STATED GOAL - Nothing after the line with "from bokeh.resources import INLINE" belongs in the copy; extract the lines below from the top through that line, pictures left out.

RECORDED INFORMATION -
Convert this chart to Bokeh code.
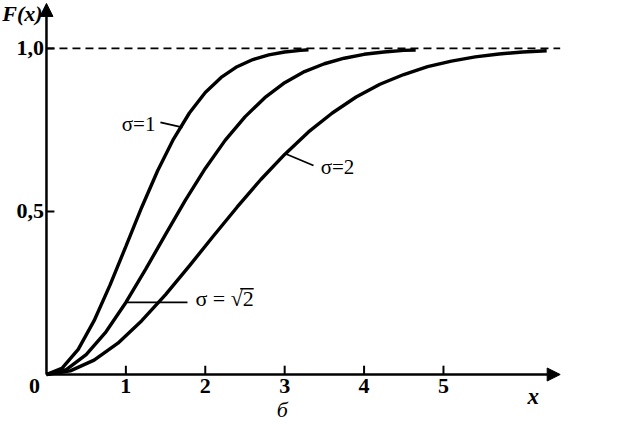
from bokeh.plotting import figure
from bokeh.models import Arrow, NormalHead, Range1d, ColumnDataSource
from bokeh.core.properties import value
from bokeh.embed import file_html
from bokeh.resources import INLINE

# --- data (F(x) curves for three sigma values) ---
x_s1 = [0.0, 0.2, 0.4, 0.6, 0.8, 1.0, 1.2, 1.4, 1.6, 1.8, 2.0, 2.2, 2.4, 2.6, 2.8, 3.0, 3.2, 3.3]
F_s1 = [0.0, 0.020, 0.077, 0.165, 0.274, 0.393, 0.513, 0.625, 0.722, 0.802, 0.865, 0.911,
        0.944, 0.966, 0.980, 0.989, 0.994, 0.996]

x_s2r = [0.0, 0.25, 0.5, 0.75, 1.0, 1.25, 1.5, 1.75, 2.0, 2.25, 2.5, 2.75, 3.0, 3.25, 3.5,
         3.75, 4.0, 4.25, 4.5, 4.65]
F_s2r = [0.0, 0.015, 0.061, 0.131, 0.221, 0.323, 0.430, 0.535, 0.632, 0.718, 0.790, 0.849,
         0.895, 0.929, 0.953, 0.970, 0.982, 0.989, 0.994, 0.995]

x_s2 = [0.0, 0.3, 0.6, 0.9, 1.2, 1.5, 1.8, 2.1, 2.4, 2.7, 3.0, 3.3, 3.6, 3.9, 4.2, 4.5, 4.8,
        5.1, 5.4, 5.7, 6.0, 6.3]
F_s2 = [0.0, 0.011, 0.044, 0.096, 0.165, 0.245, 0.333, 0.424, 0.513, 0.598, 0.675, 0.744,
        0.802, 0.851, 0.890, 0.920, 0.944, 0.961, 0.974, 0.983, 0.989, 0.993]

x_ticks = [1, 2, 3, 4, 5]
x_tick_labels = ["1", "2", "3", "4", "5"]
y_ticks = [0.5, 1.0]
y_tick_labels = ["0,5", "1,0"]
asymptote = 1.0

SERIF = value("Liberation Serif")
X_END = 6.47     # end of x-axis arrow / asymptote
Y_END = 1.138    # end of y-axis arrow

p = figure(width=629, height=426, output_backend="svg", toolbar_location=None,
           x_range=Range1d(-0.579, 7.343), y_range=Range1d(-0.1595, 1.147),
           x_axis_location=None, y_axis_location=None,
           min_border=0)
p.outline_line_color = None
p.xgrid.visible = False
p.ygrid.visible = False
p.background_fill_color = "white"
p.border_fill_color = "white"

# dashed asymptote
p.line(x=[0, X_END], y=[asymptote, asymptote], line_color="black", line_width=1.8,
       line_dash="8 5")

# curves
for xs, ys in ((x_s1, F_s1), (x_s2r, F_s2r), (x_s2, F_s2)):
    p.line(x=xs, y=ys, line_color="black", line_width=3.4)

# axis arrows
p.add_layout(Arrow(end=NormalHead(size=13, fill_color="black", line_color="black"),
                   x_start=0, y_start=0, x_end=X_END, y_end=0,
                   line_color="black", line_width=2.5))
p.add_layout(Arrow(end=NormalHead(size=13, fill_color="black", line_color="black"),
                   x_start=0, y_start=0, x_end=0, y_end=Y_END,
                   line_color="black", line_width=2.5))

# ticks (pointing inward) and tick labels, placed through the data scales
xt = ColumnDataSource(dict(x=x_ticks, lab=x_tick_labels,
                           y0=[0] * len(x_ticks), y1=[0.027] * len(x_ticks),
                           ly=[-0.035] * len(x_ticks)))
p.segment(x0="x", y0="y0", x1="x", y1="y1", source=xt, line_color="black", line_width=2)
p.text(x="x", y="ly", text="lab", source=xt, text_font=SERIF, text_font_size="22px",
       text_font_style="bold", text_align="center", text_baseline="middle",
       text_color="black")

yt = ColumnDataSource(dict(y=y_ticks, lab=y_tick_labels,
                           x0=[0] * len(y_ticks), x1=[0.1] * len(y_ticks),
                           lx=[-0.03] * len(y_ticks)))
p.segment(x0="x0", y0="y", x1="x1", y1="y", source=yt, line_color="black", line_width=2)
p.text(x="lx", y="y", text="lab", source=yt, text_font=SERIF, text_font_size="22px",
       text_font_style="bold", text_align="right", text_baseline="middle",
       text_color="black")

# leader lines
p.line(x=[1.435, 1.713], y=[0.773, 0.758], line_color="black", line_width=1.8)
p.line(x=[3.01, 3.363], y=[0.677, 0.641], line_color="black", line_width=1.8)
p.line(x=[0.995, 1.776], y=[0.221, 0.221], line_color="black", line_width=1.8)

def lab(x, y, text, size="21px", style="normal", align="center"):
    p.text(x=[x], y=[y], text=[text], text_font=SERIF, text_font_size=size,
           text_font_style=style, text_align=align, text_baseline="middle",
           text_color="black")

lab(1.16, 0.767, "σ=1")
lab(3.665, 0.635, "σ=2")
lab(1.877, 0.233, "σ = √2", size="22px", align="left")
# vinculum of the square root
p.line(x=[2.44, 2.61], y=[0.263, 0.263], line_color="black", line_width=1.4)

lab(-0.151, -0.035, "0", size="22px", style="bold")
lab(6.13, -0.066, "x", size="23px", style="bold italic")
lab(2.97, -0.108, "б", size="22px", style="italic")
lab(-0.302, 1.107, "F(x)", size="22px", style="bold italic")

open("out.html", "w").write(file_html(p, INLINE))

RESPONSE TO THE EXERCISE -
Convert this chart to Bokeh code.
from bokeh.plotting import figure
from bokeh.models import Arrow, NormalHead, Range1d, ColumnDataSource
from bokeh.core.properties import value
from bokeh.embed import file_html
from bokeh.resources import INLINE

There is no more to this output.